INSTRUCTIONS FOR THE TASK:
Copy exactly the lines that run from the top of the listing to the line containing "return (B - y) / PH", both ends included, and omit the pictures.

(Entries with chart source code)
☆ ☆ ☆
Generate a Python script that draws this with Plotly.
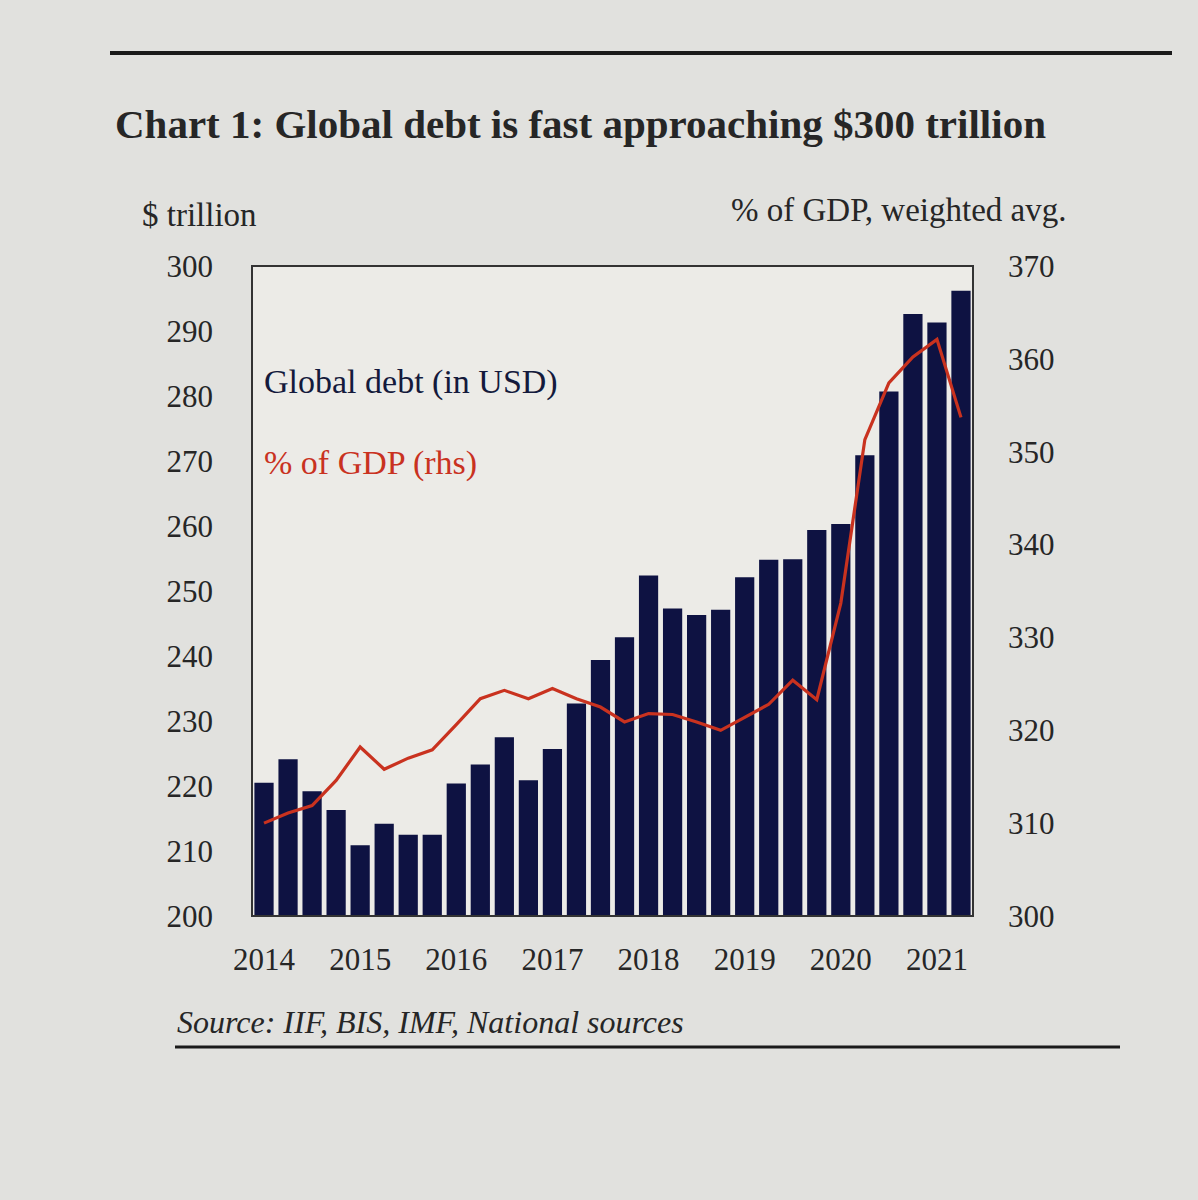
import plotly.graph_objects as go

# ---- data ----
quarters = [f"{y}Q{q}" for y in range(2014, 2022) for q in range(1, 5)][:30]
debt_usd_tn = [220.5, 224.1, 219.2, 216.3, 210.9, 214.2, 212.5, 212.5,
               220.4, 223.3, 227.5, 220.9, 225.7, 232.7, 239.4, 242.9,
               252.4, 247.3, 246.3, 247.1, 252.1, 254.8, 254.9, 259.4,
               260.3, 270.9, 280.7, 292.6, 291.3, 296.2]
debt_pct_gdp = [310.0, 311.1, 311.9, 314.6, 318.2, 315.8, 317.0, 317.9,
                320.6, 323.4, 324.3, 323.4, 324.5, 323.4, 322.5, 320.9,
                321.8, 321.7, 320.9, 320.0, 321.4, 322.8, 325.4, 323.3,
                333.7, 351.3, 357.4, 360.2, 362.1, 353.7]
year_labels = ["2014", "2015", "2016", "2017", "2018", "2019", "2020", "2021"]
left_ticks = [200, 210, 220, 230, 240, 250, 260, 270, 280, 290, 300]
right_ticks = [300, 310, 320, 330, 340, 350, 360, 370]

# ---- layout geometry (pixels) ----
W_FIG, H_FIG = 1198, 1200
L, R, T, B = 252, 973, 266, 916
PW, PH = R - L, B - T

def px(x):
    return (x - L) / PW

def py(y):
    return (B - y) / PH

FONT = "Liberation Serif"
TXT = "#262626"
NAVY = "#0e1242"
RED = "#c9321f"

xidx = list(range(len(quarters)))

fig = go.Figure()
fig.add_trace(go.Bar(x=xidx, y=debt_usd_tn, marker=dict(color=NAVY, line=dict(width=0)),
                     name="Global debt (in USD)", yaxis="y"))
fig.add_trace(go.Scatter(x=xidx, y=debt_pct_gdp, mode="lines",
                         line=dict(color=RED, width=3.2), name="% of GDP (rhs)", yaxis="y2"))

fig.update_layout(
    width=W_FIG, height=H_FIG,
    margin=dict(l=L, r=W_FIG - R, t=T, b=H_FIG - B, pad=0),
    paper_bgcolor="#e1e1de",
    plot_bgcolor="#ecebe7",
    showlegend=False,
    bargap=0.2,
    font=dict(family=FONT, color=TXT),
    xaxis=dict(range=[-0.5, len(quarters) - 0.5],
               tickvals=list(range(0, len(quarters), 4)), ticktext=year_labels,
               showgrid=False, zeroline=False, showline=False, ticks="",
               tickfont=dict(size=31, family=FONT, color=TXT), ticklabelstandoff=22),
    yaxis=dict(range=[200, 300], tickvals=left_ticks, showgrid=False, zeroline=False,
               showline=False, ticks="", tickfont=dict(size=31, family=FONT, color=TXT),
               ticklabelstandoff=38),
    yaxis2=dict(range=[300, 370], tickvals=right_ticks, overlaying="y", side="right",
                showgrid=False, zeroline=False, showline=False, ticks="",
                tickfont=dict(size=31, family=FONT, color=TXT), ticklabelstandoff=34),
)

# plot frame
fig.add_shape(type="rect", xref="paper", yref="paper", x0=0, x1=1, y0=0, y1=1,
              line=dict(color="#333333", width=2), fillcolor="rgba(0,0,0,0)", layer="above")
# top and bottom rules
fig.add_shape(type="line", xref="paper", yref="paper", x0=px(110), x1=px(1172),
              y0=py(53), y1=py(53), line=dict(color="#1a1a1a", width=4))
fig.add_shape(type="line", xref="paper", yref="paper", x0=px(175), x1=px(1120),
              y0=py(1047), y1=py(1047), line=dict(color="#1a1a1a", width=3))

def ann(text, x, y, size, xanchor="left", color=TXT, bold=False, italic=False):
    t = text
    if bold:
        t = f"<b>{t}</b>"
    if italic:
        t = f"<i>{t}</i>"
    fig.add_annotation(text=t, xref="paper", yref="paper", x=px(x), y=py(y),
                       xanchor=xanchor, yanchor="middle", showarrow=False,
                       font=dict(size=size, family=FONT, color=color))

ann("Chart 1: Global debt is fast approaching $300 trillion", 113, 124, 41, bold=True)
ann("$ trillion", 140, 215, 33)
ann("% of GDP, weighted avg.", 1068, 210, 33, xanchor="right")
ann("Global debt (in USD)", 262, 382, 34, color="#141a3c")
ann("% of GDP (rhs)", 262, 463, 34, color=RED)
ann("Source: IIF, BIS, IMF, National sources", 175, 1022, 32, italic=True)

fig.write_html("out.html", config={"displayModeBar": False},
               post_script="document.body.style.margin='0px';document.body.style.overflow='hidden';")
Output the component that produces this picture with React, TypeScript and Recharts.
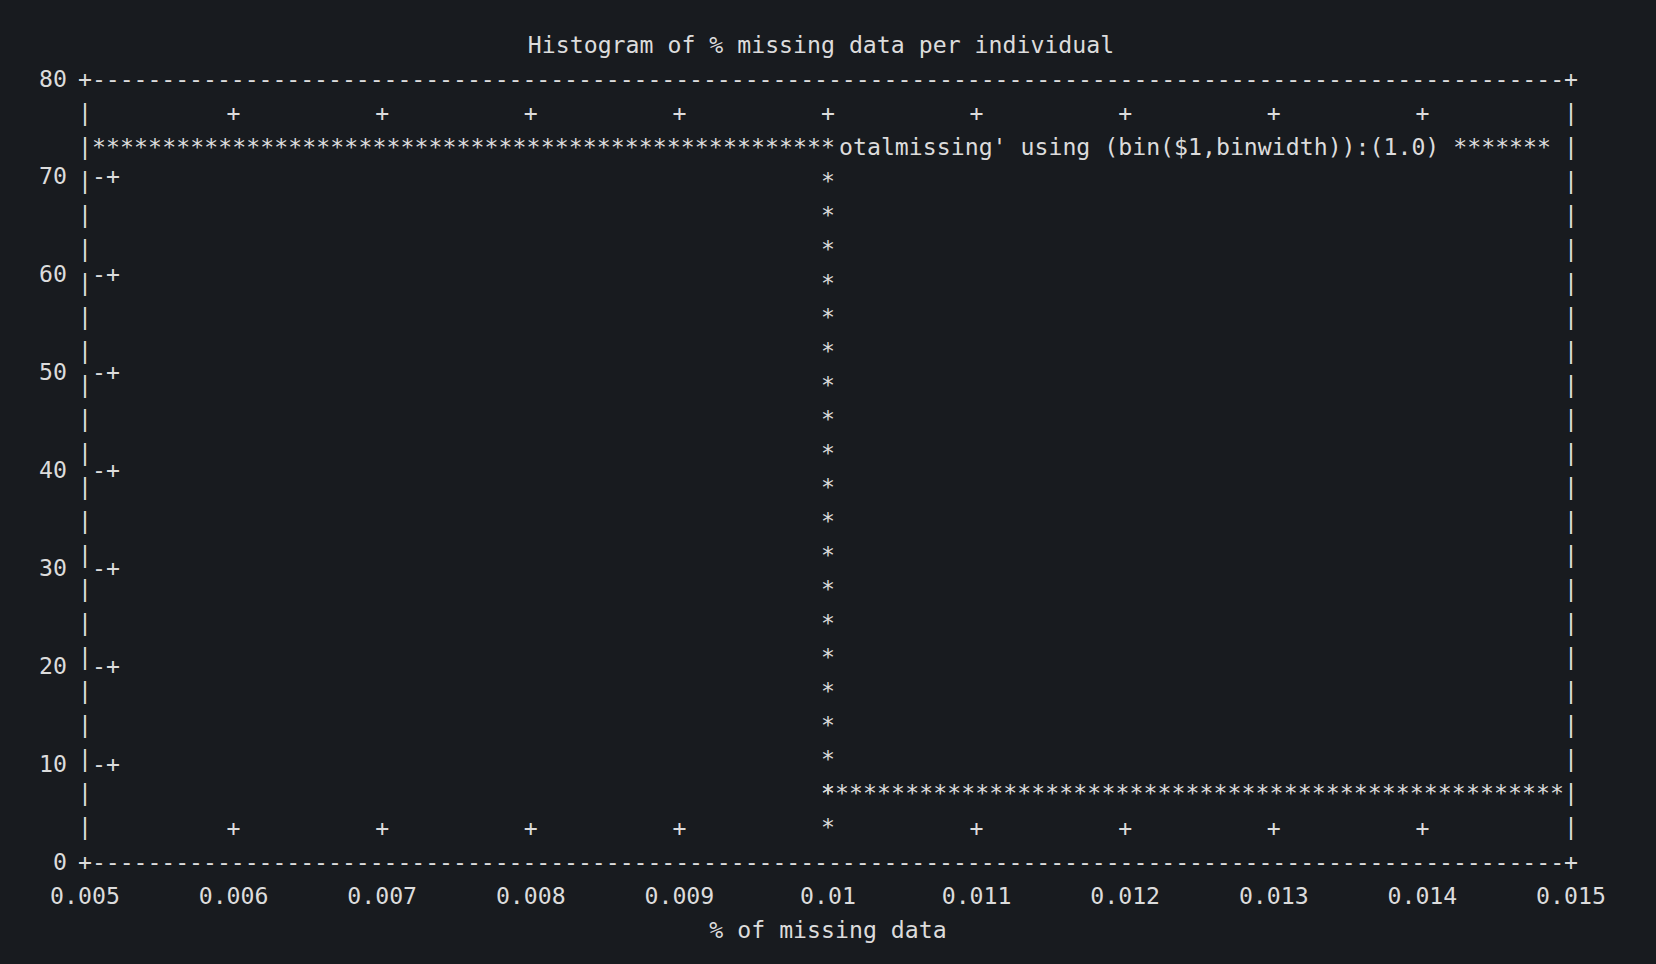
import React from 'react';
import {
  ComposedChart,
  Bar,
  XAxis,
  YAxis,
  ReferenceLine,
  Legend,
} from 'recharts';

const binLabels = ['0.005-0.01', '0.01-0.015'];
const binStarts = [0.005, 0.01];
const binCounts = [73, 7];
const xTicks = [0.005, 0.006, 0.007, 0.008, 0.009, 0.01, 0.011, 0.012, 0.013, 0.014, 0.015];
const xTickLabels = ['0.005', '0.006', '0.007', '0.008', '0.009', '0.01', '0.011', '0.012', '0.013', '0.014', '0.015'];
const yTicks = [0, 10, 20, 30, 40, 50, 60, 70, 80];

const title = 'Histogram of % missing data per individual';
const xLabel = '% of missing data';
const seriesName = "otalmissing' using (bin($1,binwidth)):(1.0)";

const data = binLabels.map((bin, i) => ({ bin, start: binStarts[i], count: binCounts[i] }));

// terminal-ish look
const BG = '#181b1f';
const FG = '#dcdcdc';
const FONT = '"DejaVu Sans Mono", monospace';
const FS = 23.2;
const CW = 13.95; // char width
const ROW = 34; // row height
const BASE = 7.5; // baseline below row centre
const PLOT_TOP = 79;
const PLOT_BOTTOM = 862;
const Y_MIN = yTicks[0];
const Y_MAX = yTicks[yTicks.length - 1];

const ch = (x: number, y: number, c: string, key: string | number, anchor = 'middle') => (
  <text key={key} x={x} y={y + BASE} textAnchor={anchor} fill={FG} fontFamily={FONT} fontSize={FS}>
    {c}
  </text>
);

const HistShape = (props: any) => {
  const { x, y, width, height, index } = props;
  const last = binCounts.length - 1;
  const n = Math.max(1, Math.round(width / CW));
  const step = width / n;
  const out: any[] = [];
  for (let k = index === 0 ? 1 : 0; k <= (index === last ? n - 1 : n); k++) {
    out.push(ch(x + k * step, y, '*', 't' + k));
  }
  if (index < last) {
    for (let yy = y + ROW; yy < y + height - ROW / 2; yy += ROW) {
      out.push(ch(x + width, yy, '*', 'r' + yy));
    }
  }
  return <g>{out}</g>;
};

const HBorder = (p: any) => {
  const a = Math.min(p.x1, p.x2);
  const b = Math.max(p.x1, p.x2);
  const n = Math.round((b - a) / CW);
  const step = (b - a) / n;
  const out: any[] = [];
  for (let k = 0; k <= n; k++) out.push(ch(a + k * step, p.y1, k === 0 || k === n ? '+' : '-', k));
  return <g>{out}</g>;
};

const VBorder = (p: any) => {
  const a = Math.min(p.y1, p.y2);
  const b = Math.max(p.y1, p.y2);
  const n = Math.round((b - a) / ROW);
  const step = (b - a) / n;
  const out: any[] = [];
  for (let k = 1; k < n; k++) out.push(ch(p.x1, a + k * step, '|', k));
  return <g>{out}</g>;
};

const isInnerY = (v: number) => v !== Y_MIN && v !== Y_MAX;
const isInnerX = (v: number) => v !== xTicks[0] && v !== xTicks[xTicks.length - 1];

const LeftTick = ({ x, y, payload }: any) => (
  <g>
    {ch(x - 18, y, String(payload.value), 'l', 'end')}
    {isInnerY(payload.value) && ch(x + CW, y, '-', 'd')}
    {isInnerY(payload.value) && ch(x + 2 * CW, y, '+', 'p')}
  </g>
);

const RightTick = ({ x, y, payload }: any) => (
  <g>
    {isInnerY(payload.value) && ch(x - CW, y, '-', 'd')}
    {isInnerY(payload.value) && ch(x - 2 * CW, y, '+', 'p')}
  </g>
);

// tick marks go one row inside the frame, labels one row below it;
// the bottom mark is hidden where a histogram edge runs down
const BottomTick = ({ x, payload, index }: any) => (
  <g>
    {ch(x, PLOT_BOTTOM + ROW, xTickLabels[index] ?? String(payload.value), 'l')}
    {isInnerX(payload.value) &&
      !binStarts.some((s) => Math.abs(s - payload.value) < 1e-9) &&
      ch(x, PLOT_BOTTOM - ROW, '+', 'p')}
  </g>
);

const TopTick = ({ x, payload }: any) => (
  <g>{isInnerX(payload.value) && ch(x, PLOT_TOP + ROW, '+', 'p')}</g>
);

const KeyContent = ({ payload }: any) => (
  <div
    style={{
      fontFamily: FONT,
      fontSize: FS,
      lineHeight: `${ROW}px`,
      color: FG,
      whiteSpace: 'pre',
    }}
  >
    {`${payload && payload[0] ? payload[0].value : seriesName} *******`}
  </div>
);

export default function App() {
  return (
    <div style={{ position: 'fixed', left: 0, top: 0, width: 1656, height: 964, background: BG }}>
      <ComposedChart
        width={1656}
        height={964}
        data={data}
        barCategoryGap={0}
        margin={{ top: 78, right: 84, bottom: 101, left: 84 }}
      >
        <XAxis xAxisId="cat" dataKey="bin" hide height={0} />
        <XAxis
          xAxisId="val"
          dataKey="start"
          type="number"
          domain={[0.005, 0.015]}
          ticks={xTicks}
          interval={0}
          allowDataOverflow
          height={1}
          tickSize={0}
          tickMargin={0}
          axisLine={false}
          tickLine={false}
          tick={<BottomTick />}
          label={() => ch(828, PLOT_BOTTOM + 2 * ROW, xLabel, 'xl')}
        />
        <XAxis
          xAxisId="top"
          dataKey="start"
          orientation="top"
          type="number"
          domain={[0.005, 0.015]}
          ticks={xTicks}
          interval={0}
          allowDataOverflow
          height={1}
          tickSize={0}
          tickMargin={0}
          axisLine={false}
          tickLine={false}
          tick={<TopTick />}
          label={() => ch(821, PLOT_TOP - ROW, title, 'tl')}
        />
        <YAxis
          yAxisId="left"
          domain={[Y_MIN, Y_MAX]}
          ticks={yTicks}
          interval={0}
          width={1}
          tickSize={0}
          tickMargin={0}
          axisLine={false}
          tickLine={false}
          tick={<LeftTick />}
        />
        <YAxis
          yAxisId="right"
          orientation="right"
          domain={[Y_MIN, Y_MAX]}
          ticks={yTicks}
          interval={0}
          width={1}
          tickSize={0}
          tickMargin={0}
          axisLine={false}
          tickLine={false}
          tick={<RightTick />}
        />
        <ReferenceLine xAxisId="val" yAxisId="left" y={Y_MAX} shape={HBorder} />
        <ReferenceLine xAxisId="val" yAxisId="left" y={Y_MIN} shape={HBorder} />
        <ReferenceLine xAxisId="val" yAxisId="left" x={0.005} shape={VBorder} />
        <ReferenceLine xAxisId="val" yAxisId="left" x={0.015} shape={VBorder} />
        <Legend
          layout="horizontal"
          verticalAlign="middle"
          align="center"
          content={<KeyContent />}
          wrapperStyle={{ left: 'auto', right: 105, top: 130, width: 'auto', bottom: 'auto' }}
        />
        <Bar
          xAxisId="cat"
          yAxisId="left"
          dataKey="count"
          name={seriesName}
          shape={HistShape}
          isAnimationActive={false}
        />
      </ComposedChart>
    </div>
  );
}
☆ ☆ ☆
EXERCISE SOLUTION:
Generate a Python script that draws this with Plotly.
import plotly.graph_objects as go

# ---- data ----
quarters = [f"{y}Q{q}" for y in range(2014, 2022) for q in range(1, 5)][:30]
debt_usd_tn = [220.5, 224.1, 219.2, 216.3, 210.9, 214.2, 212.5, 212.5,
               220.4, 223.3, 227.5, 220.9, 225.7, 232.7, 239.4, 242.9,
               252.4, 247.3, 246.3, 247.1, 252.1, 254.8, 254.9, 259.4,
               260.3, 270.9, 280.7, 292.6, 291.3, 296.2]
debt_pct_gdp = [310.0, 311.1, 311.9, 314.6, 318.2, 315.8, 317.0, 317.9,
                320.6, 323.4, 324.3, 323.4, 324.5, 323.4, 322.5, 320.9,
                321.8, 321.7, 320.9, 320.0, 321.4, 322.8, 325.4, 323.3,
                333.7, 351.3, 357.4, 360.2, 362.1, 353.7]
year_labels = ["2014", "2015", "2016", "2017", "2018", "2019", "2020", "2021"]
left_ticks = [200, 210, 220, 230, 240, 250, 260, 270, 280, 290, 300]
right_ticks = [300, 310, 320, 330, 340, 350, 360, 370]

# ---- layout geometry (pixels) ----
W_FIG, H_FIG = 1198, 1200
L, R, T, B = 252, 973, 266, 916
PW, PH = R - L, B - T

def px(x):
    return (x - L) / PW

def py(y):
    return (B - y) / PH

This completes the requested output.